_The exercise_
Word for word, quote all of the material, omitting the pictures.
************
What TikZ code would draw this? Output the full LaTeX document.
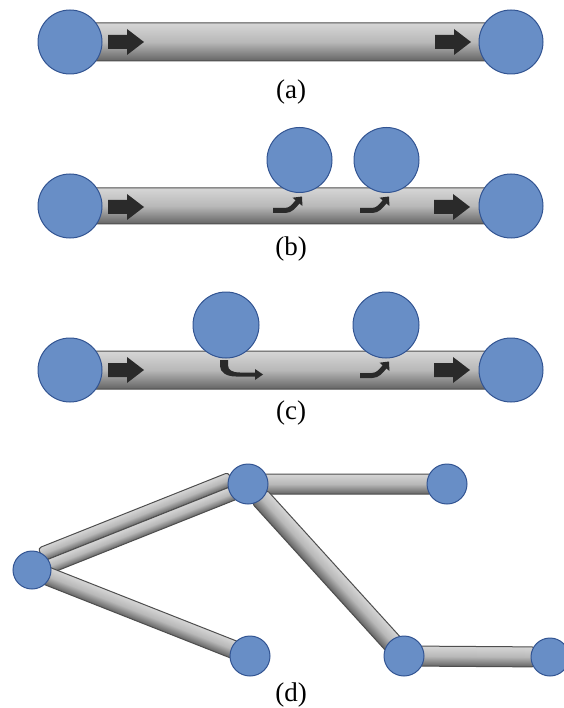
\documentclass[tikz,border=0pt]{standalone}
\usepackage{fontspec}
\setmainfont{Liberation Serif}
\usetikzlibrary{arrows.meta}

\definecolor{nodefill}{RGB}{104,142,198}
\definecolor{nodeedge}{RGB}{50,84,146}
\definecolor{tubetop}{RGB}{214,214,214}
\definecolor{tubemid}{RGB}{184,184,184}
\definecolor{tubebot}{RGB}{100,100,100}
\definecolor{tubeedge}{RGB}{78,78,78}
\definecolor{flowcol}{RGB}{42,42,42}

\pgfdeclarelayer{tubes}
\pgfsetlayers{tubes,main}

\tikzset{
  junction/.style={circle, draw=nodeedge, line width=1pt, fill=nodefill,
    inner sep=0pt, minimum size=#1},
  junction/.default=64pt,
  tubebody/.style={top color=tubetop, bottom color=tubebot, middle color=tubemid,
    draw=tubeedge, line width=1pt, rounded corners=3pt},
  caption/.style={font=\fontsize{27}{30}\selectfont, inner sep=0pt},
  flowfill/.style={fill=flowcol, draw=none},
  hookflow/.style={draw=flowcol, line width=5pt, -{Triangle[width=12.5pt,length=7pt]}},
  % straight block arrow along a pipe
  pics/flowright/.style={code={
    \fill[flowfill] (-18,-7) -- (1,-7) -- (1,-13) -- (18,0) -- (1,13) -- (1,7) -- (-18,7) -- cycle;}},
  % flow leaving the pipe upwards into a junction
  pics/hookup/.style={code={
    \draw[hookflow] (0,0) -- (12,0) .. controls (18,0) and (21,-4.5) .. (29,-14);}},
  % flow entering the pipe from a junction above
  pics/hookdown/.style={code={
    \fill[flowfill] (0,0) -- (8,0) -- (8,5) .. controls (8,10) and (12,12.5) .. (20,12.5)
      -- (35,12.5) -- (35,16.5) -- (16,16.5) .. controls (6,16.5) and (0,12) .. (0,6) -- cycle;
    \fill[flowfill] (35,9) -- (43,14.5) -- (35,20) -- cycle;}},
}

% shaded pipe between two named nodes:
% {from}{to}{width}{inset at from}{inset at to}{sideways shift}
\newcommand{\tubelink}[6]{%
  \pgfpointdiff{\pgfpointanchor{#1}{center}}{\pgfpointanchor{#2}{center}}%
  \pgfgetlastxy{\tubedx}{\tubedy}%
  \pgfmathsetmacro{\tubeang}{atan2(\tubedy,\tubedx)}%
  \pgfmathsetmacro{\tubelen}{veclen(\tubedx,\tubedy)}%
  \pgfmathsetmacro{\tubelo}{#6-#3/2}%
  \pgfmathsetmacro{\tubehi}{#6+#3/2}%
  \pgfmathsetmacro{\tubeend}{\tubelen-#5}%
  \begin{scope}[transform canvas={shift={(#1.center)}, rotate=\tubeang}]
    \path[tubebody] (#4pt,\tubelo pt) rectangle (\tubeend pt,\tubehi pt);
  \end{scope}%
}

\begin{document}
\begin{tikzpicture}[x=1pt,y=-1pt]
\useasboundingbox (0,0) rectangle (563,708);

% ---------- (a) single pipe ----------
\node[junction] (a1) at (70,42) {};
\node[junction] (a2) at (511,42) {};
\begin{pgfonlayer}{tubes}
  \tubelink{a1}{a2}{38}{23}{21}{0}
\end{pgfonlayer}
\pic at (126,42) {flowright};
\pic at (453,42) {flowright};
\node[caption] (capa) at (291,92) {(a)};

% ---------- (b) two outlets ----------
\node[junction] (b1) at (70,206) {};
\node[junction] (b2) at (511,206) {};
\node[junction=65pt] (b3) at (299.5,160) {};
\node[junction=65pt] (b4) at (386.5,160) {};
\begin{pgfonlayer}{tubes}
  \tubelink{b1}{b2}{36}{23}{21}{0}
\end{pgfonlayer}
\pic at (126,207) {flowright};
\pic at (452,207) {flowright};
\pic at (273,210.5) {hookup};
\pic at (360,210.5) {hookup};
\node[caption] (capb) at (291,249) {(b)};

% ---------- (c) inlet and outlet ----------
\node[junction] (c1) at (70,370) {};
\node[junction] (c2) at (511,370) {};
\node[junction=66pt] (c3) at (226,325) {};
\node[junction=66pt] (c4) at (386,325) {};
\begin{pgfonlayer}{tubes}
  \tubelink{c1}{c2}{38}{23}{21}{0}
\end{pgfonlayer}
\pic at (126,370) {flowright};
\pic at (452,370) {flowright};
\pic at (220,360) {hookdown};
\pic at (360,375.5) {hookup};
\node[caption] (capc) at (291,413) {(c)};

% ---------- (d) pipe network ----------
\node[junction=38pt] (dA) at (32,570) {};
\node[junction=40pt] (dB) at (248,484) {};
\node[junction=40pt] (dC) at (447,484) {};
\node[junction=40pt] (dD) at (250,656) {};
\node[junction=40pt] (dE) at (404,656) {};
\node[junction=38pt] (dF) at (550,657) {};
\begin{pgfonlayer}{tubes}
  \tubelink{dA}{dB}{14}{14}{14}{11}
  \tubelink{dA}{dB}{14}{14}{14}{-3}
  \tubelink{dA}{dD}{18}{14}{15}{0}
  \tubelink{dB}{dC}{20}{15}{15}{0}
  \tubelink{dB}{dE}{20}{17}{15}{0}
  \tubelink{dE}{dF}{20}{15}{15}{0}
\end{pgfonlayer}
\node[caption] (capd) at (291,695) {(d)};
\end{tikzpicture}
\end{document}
************
_Solution for this task_
What TikZ code would draw this? Output the full LaTeX document.
\documentclass[tikz,border=0pt]{standalone}
\usepackage{fontspec}
\setmainfont{Liberation Serif}
\usetikzlibrary{arrows.meta}

\definecolor{nodefill}{RGB}{104,142,198}
\definecolor{nodeedge}{RGB}{50,84,146}
\definecolor{tubetop}{RGB}{214,214,214}
\definecolor{tubemid}{RGB}{184,184,184}
\definecolor{tubebot}{RGB}{100,100,100}
\definecolor{tubeedge}{RGB}{78,78,78}
\definecolor{flowcol}{RGB}{42,42,42}

\pgfdeclarelayer{tubes}
\pgfsetlayers{tubes,main}

\tikzset{
  junction/.style={circle, draw=nodeedge, line width=1pt, fill=nodefill,
    inner sep=0pt, minimum size=#1},
  junction/.default=64pt,
  tubebody/.style={top color=tubetop, bottom color=tubebot, middle color=tubemid,
    draw=tubeedge, line width=1pt, rounded corners=3pt},
  caption/.style={font=\fontsize{27}{30}\selectfont, inner sep=0pt},
  flowfill/.style={fill=flowcol, draw=none},
  hookflow/.style={draw=flowcol, line width=5pt, -{Triangle[width=12.5pt,length=7pt]}},
  % straight block arrow along a pipe
  pics/flowright/.style={code={
    \fill[flowfill] (-18,-7) -- (1,-7) -- (1,-13) -- (18,0) -- (1,13) -- (1,7) -- (-18,7) -- cycle;}},
  % flow leaving the pipe upwards into a junction
  pics/hookup/.style={code={
    \draw[hookflow] (0,0) -- (12,0) .. controls (18,0) and (21,-4.5) .. (29,-14);}},
  % flow entering the pipe from a junction above
  pics/hookdown/.style={code={
    \fill[flowfill] (0,0) -- (8,0) -- (8,5) .. controls (8,10) and (12,12.5) .. (20,12.5)
      -- (35,12.5) -- (35,16.5) -- (16,16.5) .. controls (6,16.5) and (0,12) .. (0,6) -- cycle;
    \fill[flowfill] (35,9) -- (43,14.5) -- (35,20) -- cycle;}},
}

% shaded pipe between two named nodes:
% {from}{to}{width}{inset at from}{inset at to}{sideways shift}
\newcommand{\tubelink}[6]{%
  \pgfpointdiff{\pgfpointanchor{#1}{center}}{\pgfpointanchor{#2}{center}}%
  \pgfgetlastxy{\tubedx}{\tubedy}%
  \pgfmathsetmacro{\tubeang}{atan2(\tubedy,\tubedx)}%
  \pgfmathsetmacro{\tubelen}{veclen(\tubedx,\tubedy)}%
  \pgfmathsetmacro{\tubelo}{#6-#3/2}%
  \pgfmathsetmacro{\tubehi}{#6+#3/2}%
  \pgfmathsetmacro{\tubeend}{\tubelen-#5}%
  \begin{scope}[transform canvas={shift={(#1.center)}, rotate=\tubeang}]
    \path[tubebody] (#4pt,\tubelo pt) rectangle (\tubeend pt,\tubehi pt);
  \end{scope}%
}

\begin{document}
\begin{tikzpicture}[x=1pt,y=-1pt]
\useasboundingbox (0,0) rectangle (563,708);

% ---------- (a) single pipe ----------
\node[junction] (a1) at (70,42) {};
\node[junction] (a2) at (511,42) {};
\begin{pgfonlayer}{tubes}
  \tubelink{a1}{a2}{38}{23}{21}{0}
\end{pgfonlayer}
\pic at (126,42) {flowright};
\pic at (453,42) {flowright};
\node[caption] (capa) at (291,92) {(a)};

% ---------- (b) two outlets ----------
\node[junction] (b1) at (70,206) {};
\node[junction] (b2) at (511,206) {};
\node[junction=65pt] (b3) at (299.5,160) {};
\node[junction=65pt] (b4) at (386.5,160) {};
\begin{pgfonlayer}{tubes}
  \tubelink{b1}{b2}{36}{23}{21}{0}
\end{pgfonlayer}
\pic at (126,207) {flowright};
\pic at (452,207) {flowright};
\pic at (273,210.5) {hookup};
\pic at (360,210.5) {hookup};
\node[caption] (capb) at (291,249) {(b)};

% ---------- (c) inlet and outlet ----------
\node[junction] (c1) at (70,370) {};
\node[junction] (c2) at (511,370) {};
\node[junction=66pt] (c3) at (226,325) {};
\node[junction=66pt] (c4) at (386,325) {};
\begin{pgfonlayer}{tubes}
  \tubelink{c1}{c2}{38}{23}{21}{0}
\end{pgfonlayer}
\pic at (126,370) {flowright};
\pic at (452,370) {flowright};
\pic at (220,360) {hookdown};
\pic at (360,375.5) {hookup};
\node[caption] (capc) at (291,413) {(c)};

% ---------- (d) pipe network ----------
\node[junction=38pt] (dA) at (32,570) {};
\node[junction=40pt] (dB) at (248,484) {};
\node[junction=40pt] (dC) at (447,484) {};
\node[junction=40pt] (dD) at (250,656) {};
\node[junction=40pt] (dE) at (404,656) {};
\node[junction=38pt] (dF) at (550,657) {};
\begin{pgfonlayer}{tubes}
  \tubelink{dA}{dB}{14}{14}{14}{11}
  \tubelink{dA}{dB}{14}{14}{14}{-3}
  \tubelink{dA}{dD}{18}{14}{15}{0}
  \tubelink{dB}{dC}{20}{15}{15}{0}
  \tubelink{dB}{dE}{20}{17}{15}{0}
  \tubelink{dE}{dF}{20}{15}{15}{0}
\end{pgfonlayer}
\node[caption] (capd) at (291,695) {(d)};
\end{tikzpicture}
\end{document}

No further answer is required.